We remember cities mostly by their streets. A high street or a major commerce corridor imparts to us our lasting impressions of a city. So there is Las Ramblas in Barcelona, Picadilly Circus in London, Times Square in New York, Tsim Sha Tsui in Hongkong.
Streets are the largest publicly owned spaces in any city and also take up the majority of land use. Typically 30-35% of a city's land area is devoted to streets.
Streets are the lifeblood of any city and convey commerce and people from home to office to factory. Streets are also the infrastructure web that defines a city -that connects districts and functions and serves as wayfinding. More than buildings or monuments, streets carry what Kevin Lynch calls the image of the city.
Streets, like cities, also persist. Unless interrupted by war or catastrophe or bad urban planning, a city will retain the fabric of its streets through the centuries. Rome has kept its fabric -so has Jericho and Jerusalem -so has Istanbul and Cairo.
Streets that serve cities well serve many functions -and conveying car traffic is just one of them. Streets move people -on foot, on bikes, in cars, in buses. Streets provide public storage for private goods (parking). Streets are exchanges -where people can meet, sell goods, explore the city. Streets are environmental channels - generating pollution or moving rain and stormwater - or providing trees. Streets are free public event spaces for fairs, concerts of mass demonstrations.
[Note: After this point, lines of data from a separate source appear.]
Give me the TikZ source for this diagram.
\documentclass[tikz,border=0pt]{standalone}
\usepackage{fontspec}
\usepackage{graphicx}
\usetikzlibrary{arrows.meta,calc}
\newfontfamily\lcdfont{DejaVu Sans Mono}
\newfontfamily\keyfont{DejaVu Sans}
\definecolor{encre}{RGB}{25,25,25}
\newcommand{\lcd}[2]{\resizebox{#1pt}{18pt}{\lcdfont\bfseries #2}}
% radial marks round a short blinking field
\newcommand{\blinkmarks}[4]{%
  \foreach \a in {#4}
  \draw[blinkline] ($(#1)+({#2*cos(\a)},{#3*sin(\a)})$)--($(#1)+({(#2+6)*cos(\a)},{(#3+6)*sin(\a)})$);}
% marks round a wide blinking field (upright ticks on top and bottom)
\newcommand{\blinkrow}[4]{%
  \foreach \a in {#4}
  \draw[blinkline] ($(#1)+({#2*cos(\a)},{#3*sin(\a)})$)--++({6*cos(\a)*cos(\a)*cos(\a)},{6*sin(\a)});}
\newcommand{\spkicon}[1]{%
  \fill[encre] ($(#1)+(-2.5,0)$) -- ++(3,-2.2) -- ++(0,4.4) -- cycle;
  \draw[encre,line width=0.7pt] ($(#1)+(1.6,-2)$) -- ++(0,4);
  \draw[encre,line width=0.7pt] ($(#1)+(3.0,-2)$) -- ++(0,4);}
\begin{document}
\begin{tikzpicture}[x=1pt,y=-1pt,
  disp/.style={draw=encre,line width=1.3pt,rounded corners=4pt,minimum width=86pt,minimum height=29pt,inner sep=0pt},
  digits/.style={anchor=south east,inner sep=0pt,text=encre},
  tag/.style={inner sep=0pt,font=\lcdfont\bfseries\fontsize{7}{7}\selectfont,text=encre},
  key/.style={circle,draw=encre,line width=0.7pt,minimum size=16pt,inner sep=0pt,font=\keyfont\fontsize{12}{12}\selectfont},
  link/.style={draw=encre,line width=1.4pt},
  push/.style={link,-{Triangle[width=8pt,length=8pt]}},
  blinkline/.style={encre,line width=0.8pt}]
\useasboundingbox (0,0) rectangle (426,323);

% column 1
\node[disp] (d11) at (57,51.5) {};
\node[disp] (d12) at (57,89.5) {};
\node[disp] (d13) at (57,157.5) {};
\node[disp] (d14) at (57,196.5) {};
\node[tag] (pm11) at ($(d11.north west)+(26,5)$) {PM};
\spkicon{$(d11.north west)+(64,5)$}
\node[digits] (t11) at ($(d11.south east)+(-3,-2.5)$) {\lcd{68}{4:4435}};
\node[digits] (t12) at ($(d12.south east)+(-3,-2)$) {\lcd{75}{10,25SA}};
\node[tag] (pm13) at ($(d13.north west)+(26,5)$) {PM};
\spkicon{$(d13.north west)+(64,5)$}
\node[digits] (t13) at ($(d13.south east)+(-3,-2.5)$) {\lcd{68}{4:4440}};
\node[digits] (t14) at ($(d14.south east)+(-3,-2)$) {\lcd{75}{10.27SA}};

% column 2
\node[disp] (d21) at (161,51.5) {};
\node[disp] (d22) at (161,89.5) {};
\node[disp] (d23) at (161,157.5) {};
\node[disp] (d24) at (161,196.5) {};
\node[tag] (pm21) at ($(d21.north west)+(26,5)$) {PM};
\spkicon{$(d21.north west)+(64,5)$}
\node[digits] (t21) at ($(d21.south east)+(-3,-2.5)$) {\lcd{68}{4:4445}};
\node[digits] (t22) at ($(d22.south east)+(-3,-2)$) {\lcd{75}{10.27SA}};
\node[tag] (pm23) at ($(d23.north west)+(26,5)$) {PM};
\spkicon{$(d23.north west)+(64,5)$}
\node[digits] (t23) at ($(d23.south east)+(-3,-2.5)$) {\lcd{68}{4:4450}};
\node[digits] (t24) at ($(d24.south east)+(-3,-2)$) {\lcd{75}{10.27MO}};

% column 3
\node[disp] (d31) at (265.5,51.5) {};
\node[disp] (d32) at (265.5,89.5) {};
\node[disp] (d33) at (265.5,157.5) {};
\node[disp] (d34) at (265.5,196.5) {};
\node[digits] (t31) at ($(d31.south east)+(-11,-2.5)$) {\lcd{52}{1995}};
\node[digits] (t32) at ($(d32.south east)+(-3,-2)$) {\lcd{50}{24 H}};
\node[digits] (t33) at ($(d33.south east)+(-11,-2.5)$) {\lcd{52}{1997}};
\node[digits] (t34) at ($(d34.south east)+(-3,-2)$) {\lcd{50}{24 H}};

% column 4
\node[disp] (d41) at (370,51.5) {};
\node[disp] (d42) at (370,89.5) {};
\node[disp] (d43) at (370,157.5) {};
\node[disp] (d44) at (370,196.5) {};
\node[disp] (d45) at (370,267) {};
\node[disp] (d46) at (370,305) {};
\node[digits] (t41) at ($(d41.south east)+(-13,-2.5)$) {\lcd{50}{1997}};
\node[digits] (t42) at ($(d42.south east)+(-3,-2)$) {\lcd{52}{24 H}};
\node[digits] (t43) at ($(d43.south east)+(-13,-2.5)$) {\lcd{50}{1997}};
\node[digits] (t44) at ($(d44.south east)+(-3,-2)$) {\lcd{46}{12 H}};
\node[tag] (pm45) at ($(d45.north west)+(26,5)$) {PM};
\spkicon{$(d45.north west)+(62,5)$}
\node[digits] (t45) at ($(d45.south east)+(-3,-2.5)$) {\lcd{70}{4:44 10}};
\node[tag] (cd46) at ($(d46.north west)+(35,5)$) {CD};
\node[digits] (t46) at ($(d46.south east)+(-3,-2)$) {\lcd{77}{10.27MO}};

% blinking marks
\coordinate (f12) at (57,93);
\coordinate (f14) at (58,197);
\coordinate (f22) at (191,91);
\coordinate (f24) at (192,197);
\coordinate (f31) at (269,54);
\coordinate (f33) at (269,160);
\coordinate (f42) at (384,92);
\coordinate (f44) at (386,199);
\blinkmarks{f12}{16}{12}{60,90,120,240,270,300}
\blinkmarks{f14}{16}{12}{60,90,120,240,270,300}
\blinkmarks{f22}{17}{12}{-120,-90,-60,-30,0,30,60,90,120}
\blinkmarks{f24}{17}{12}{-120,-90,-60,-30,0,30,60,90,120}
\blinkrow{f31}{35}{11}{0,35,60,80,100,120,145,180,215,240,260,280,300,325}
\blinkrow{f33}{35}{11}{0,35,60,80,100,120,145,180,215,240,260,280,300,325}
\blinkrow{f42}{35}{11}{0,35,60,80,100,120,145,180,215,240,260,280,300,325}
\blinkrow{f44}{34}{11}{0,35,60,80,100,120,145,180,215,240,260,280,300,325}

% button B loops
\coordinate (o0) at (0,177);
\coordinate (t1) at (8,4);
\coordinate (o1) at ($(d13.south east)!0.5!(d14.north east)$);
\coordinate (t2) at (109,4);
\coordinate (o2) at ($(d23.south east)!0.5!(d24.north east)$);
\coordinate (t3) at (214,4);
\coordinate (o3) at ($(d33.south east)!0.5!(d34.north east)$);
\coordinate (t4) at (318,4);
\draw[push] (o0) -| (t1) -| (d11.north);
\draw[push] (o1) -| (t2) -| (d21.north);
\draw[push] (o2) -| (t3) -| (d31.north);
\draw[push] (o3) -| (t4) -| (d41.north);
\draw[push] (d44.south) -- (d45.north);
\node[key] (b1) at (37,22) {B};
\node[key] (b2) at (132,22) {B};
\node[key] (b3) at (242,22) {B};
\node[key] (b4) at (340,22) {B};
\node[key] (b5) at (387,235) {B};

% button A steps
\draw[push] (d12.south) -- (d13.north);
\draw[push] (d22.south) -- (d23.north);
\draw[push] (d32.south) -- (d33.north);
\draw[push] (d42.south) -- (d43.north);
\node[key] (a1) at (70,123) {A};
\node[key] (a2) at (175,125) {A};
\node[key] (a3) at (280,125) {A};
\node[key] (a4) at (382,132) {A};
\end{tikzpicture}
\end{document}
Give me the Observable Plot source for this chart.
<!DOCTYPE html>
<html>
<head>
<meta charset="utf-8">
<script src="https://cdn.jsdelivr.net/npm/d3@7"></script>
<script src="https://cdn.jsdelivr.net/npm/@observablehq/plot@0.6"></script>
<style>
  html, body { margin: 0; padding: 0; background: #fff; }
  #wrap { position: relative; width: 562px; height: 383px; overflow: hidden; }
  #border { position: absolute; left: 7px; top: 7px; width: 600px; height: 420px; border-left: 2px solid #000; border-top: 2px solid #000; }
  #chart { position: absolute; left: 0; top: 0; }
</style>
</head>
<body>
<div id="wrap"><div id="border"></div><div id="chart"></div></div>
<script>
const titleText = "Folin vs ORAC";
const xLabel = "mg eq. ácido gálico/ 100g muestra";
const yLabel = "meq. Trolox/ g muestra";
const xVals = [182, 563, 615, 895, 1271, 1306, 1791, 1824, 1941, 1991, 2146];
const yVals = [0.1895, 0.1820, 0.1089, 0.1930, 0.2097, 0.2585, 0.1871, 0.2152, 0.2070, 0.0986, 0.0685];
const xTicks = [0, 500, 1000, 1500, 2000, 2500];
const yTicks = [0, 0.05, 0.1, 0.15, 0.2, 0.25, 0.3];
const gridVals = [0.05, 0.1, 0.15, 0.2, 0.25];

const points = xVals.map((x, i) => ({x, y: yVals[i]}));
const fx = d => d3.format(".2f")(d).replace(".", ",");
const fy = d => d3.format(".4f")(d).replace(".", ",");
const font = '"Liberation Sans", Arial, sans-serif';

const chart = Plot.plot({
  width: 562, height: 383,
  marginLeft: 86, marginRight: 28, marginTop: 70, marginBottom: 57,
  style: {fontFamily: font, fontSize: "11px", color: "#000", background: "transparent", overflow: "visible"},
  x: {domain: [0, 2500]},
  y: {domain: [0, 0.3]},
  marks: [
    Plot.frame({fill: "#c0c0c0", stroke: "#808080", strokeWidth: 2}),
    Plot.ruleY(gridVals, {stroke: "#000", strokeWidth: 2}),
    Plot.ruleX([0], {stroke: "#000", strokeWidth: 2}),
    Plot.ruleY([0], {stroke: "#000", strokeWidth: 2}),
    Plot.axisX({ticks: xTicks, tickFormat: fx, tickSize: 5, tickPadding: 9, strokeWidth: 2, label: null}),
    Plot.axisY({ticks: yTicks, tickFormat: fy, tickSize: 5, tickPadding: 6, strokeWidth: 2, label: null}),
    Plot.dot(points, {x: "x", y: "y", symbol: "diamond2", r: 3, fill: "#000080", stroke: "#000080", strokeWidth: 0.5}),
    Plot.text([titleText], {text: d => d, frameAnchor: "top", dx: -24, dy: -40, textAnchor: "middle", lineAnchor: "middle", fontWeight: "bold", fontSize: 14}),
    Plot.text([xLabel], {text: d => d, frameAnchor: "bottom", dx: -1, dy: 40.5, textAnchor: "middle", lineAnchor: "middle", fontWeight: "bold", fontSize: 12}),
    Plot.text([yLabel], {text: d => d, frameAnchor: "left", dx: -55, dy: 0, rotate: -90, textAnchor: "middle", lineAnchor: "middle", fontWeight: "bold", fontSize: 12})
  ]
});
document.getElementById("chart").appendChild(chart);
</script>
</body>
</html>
Which is why it concerns me that the MMDA, as part of its home city improvement bent, is undertaking a road improvement program. (Starting with Commonwealth Ave. in Quezon City.) -I'm not sure whether it's 7 or 9 (older reports say 9) but here's the gist of what they want to do:
"MMDA's "Seven Major Roads" program, an integrated infrastructure development program focusing government resources in the improvement of seven major transport corridors, namely ; Commonwealth Ave., R10, C5, EDSA, Quezon Ave., and Marcos Highway.
Improvement of these seven major roads includes road widening, geometric improvements, sidewalk rehabilitation and various street furniture."
I'm not complaining about the effort -i'm complaining about the bias for roads vs. streets.
Roads are for cars. Streets are for people (including people in cars).
The logic of Metro Manila's streets has, for far too long, been dominated by auto-chauvinism. Motorized transport -particularly cars, are seen as the primary use of streets. Sidewalks have been sacrificed to the roadway (road widening) and then pedestrians are derided for spilling onto the road. Pedestrians are forced to accomodate cars - by corraling the sidewalk with fences and using overhead crosswalks instead of at-grade crossings.
This is not surprising seeing that the opinion leaders are probably all car owners/users. Also because our public transport system is built on motorized transport (and driven by weird logic of the boundary system).
If we are to recover our metropolis, if we are to make it livable, we must begin by reclaiming the lost functions of our street.